The final finance settlement, including the impact of any adjustments to business rates multiplier and tariff, would be reflected in the final budget proposals to be presented to Council on 26 February 2019.


The Government had already announced changes to the business rates funding system for 2020.  The 50% central share of business rates retained by the Government would be reduced and the levy would be abolished but the system of tariffs, top-ups and safety nets would continue.  As the proposals were to be fiscally neutral, it was expected that other grants would be cut or local government would be given additional duties to offset the additional income from business rates.  These developments would be monitored and fed into the Medium Term Financial Plan as the details were clarified.


The current budgets were based on the existing staff establishment in December 2018 and known changes to fixed term posts.  The Customer Connect Programme was expected to materially change the establishment and, therefore, the staffing budgets.  Currently, a lump-sum was shown in the budgets for 2019/20 and subsequent years.  During early 2019, it would be necessary to revise the staffing budgets to reflect the Customer Connect Phase 1 staffing changes, with further changes as part of the 2020/21 budget process to reflect Phase 2 staffing changes.


The Medium Term Financial Plan would be updated during summer 2019 and the updated Plan would be reported to Cabinet and Council: it was expected that this would be during July 2019 and would include the Budget Strategy for 2020/21 – 2024/25.


Councillor Jarvis thanked officers for their work on the report which demonstrated that the Council was in robust financial health.  The final draft Budget Report would incorporate the consideration of internal and external consultation and would be presented to the 6 February 2019 Cabinet meeting and the 26 February 2019 Council meeting for ultimate approval.

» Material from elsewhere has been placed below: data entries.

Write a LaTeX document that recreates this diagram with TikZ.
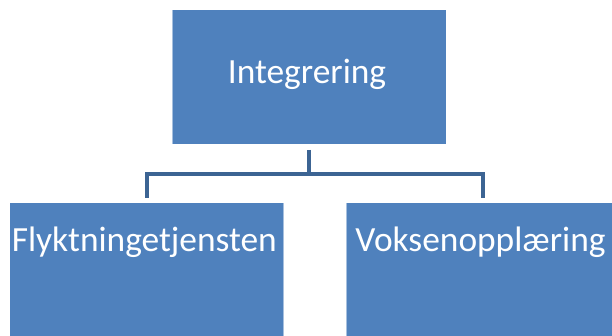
\documentclass[tikz,border=0pt]{standalone}
\usepackage{fontspec}
\setmainfont{Carlito}
\definecolor{boxblue}{HTML}{4F81BD}
\definecolor{connblue}{HTML}{3C6493}
\begin{document}
\begin{tikzpicture}[x=1pt,y=-1pt,
  orgbox/.style={rectangle, fill=boxblue, draw=white, draw opacity=0.5, line width=0.8pt,
    minimum width=274pt, minimum height=134.7pt, inner sep=0pt, anchor=north west},
  orgtext/.style={text=white, anchor=base, inner sep=0pt, font=\fontsize{35.4}{42}\selectfont},
  conn/.style={draw=connblue, line width=4pt, line join=miter}]
\useasboundingbox (0,0) rectangle (612,336);
\clip (0,0) rectangle (612,336);
\fill[white] (0,0) rectangle (612,336);
\node[orgbox] (top) at (171.7,9.3) {};
\node[orgbox] (left) at (9.3,202.3) {};
\node[orgbox] (right) at (345.7,202.3) {};
\node[orgtext] (ttop) at (307,83.3) {Integrering};
\node[orgtext] (tleft) at (144.3,251.7) {Flyktningetjensten};
\node[orgtext] (tright) at (480.5,251.7) {Voksenopplæring};
\coordinate (j) at ([yshift=-29pt]top.south);
\draw[conn] ([yshift=-5pt]top.south) -- (j);
\draw[conn] (j) -| ([yshift=4pt]left.north);
\draw[conn] (j) -| ([yshift=4pt]right.north);
\end{tikzpicture}
\end{document}
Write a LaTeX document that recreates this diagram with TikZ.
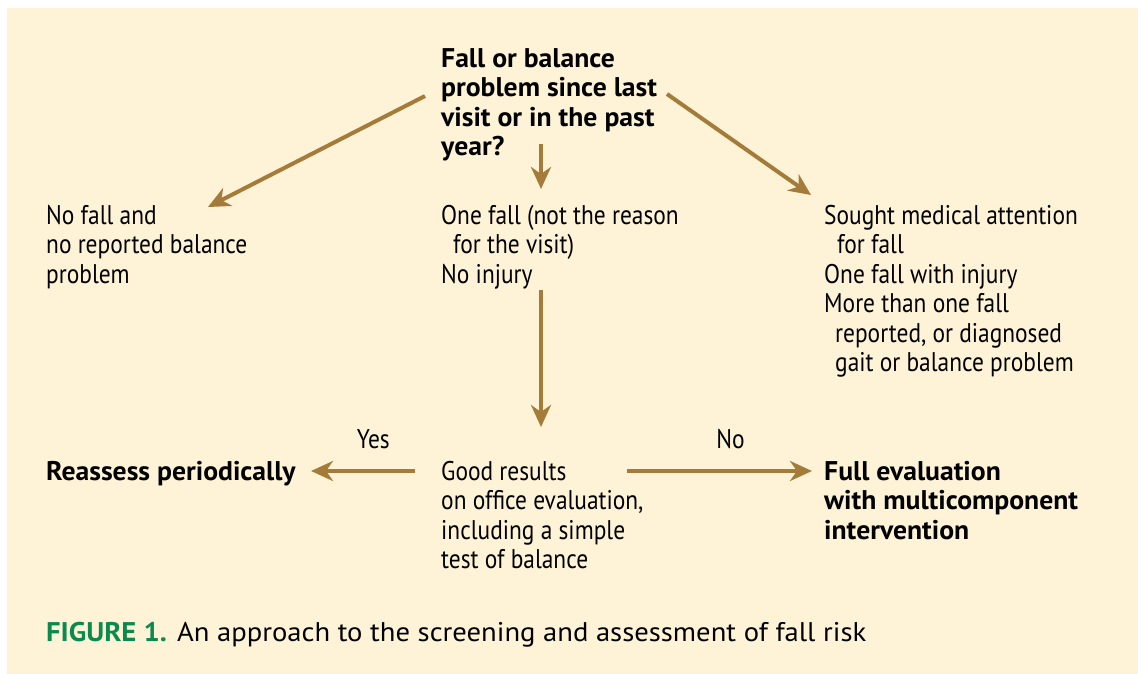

The Director People and Places provided clarification with regard to a query relating to Castle Dairy and the potential cost implications of the forthcoming closure of the venture.  He explained that the Council leased the building to Kendal College and that the College had chosen to operate a restaurant on the site.  The College would, however, retain the leasehold and give consideration to its future use.  There were no cost implications for the Council.


Councillor Jarvis responded to a number of queries.  He provided an explanation regarding Disabled Facilities Grant (DFG) funding for which there was a statutory duty for the Council to provide the necessary funding to meet demand.  There had been an unprecedented demand in the first two quarters of 2018/19 due to a change in the levels of funding and it was expected that there would be insufficient funds available for the whole financial year.  The proposals in the draft budget would ensure that there was no exposure to risk moving forward.


Councillor Jarvis acknowledged that the Council was currently in a financially robust position, nevertheless, explained that, although interest rates were low, there was a cost in borrowing which should be avoided if not required.  He pointed out, however, that there may be a need to borrow in the future in relation to any major capital investments, for example the Ulverston Leisure Complex, if approved.


Councillor Jarvis informed Members that there was currently £6m in the Capital Programme for Housing Investment Fund Loans to Housing Associations.   He explained that consideration had to be given not only to the capital of this Council but also to the capacity of housing associations to deliver new homes.  The Council would be prepared to consider increasing funding in the right circumstances.


Councillor Giles Archibald, Leader and Promoting South Lakeland Portfolio Holder, clarified that the Council was on track and likely to exceed its target for affordable homes.


RESOLVED – That the proposals contained in the report to achieve a balanced budget in 2019/20 be noted.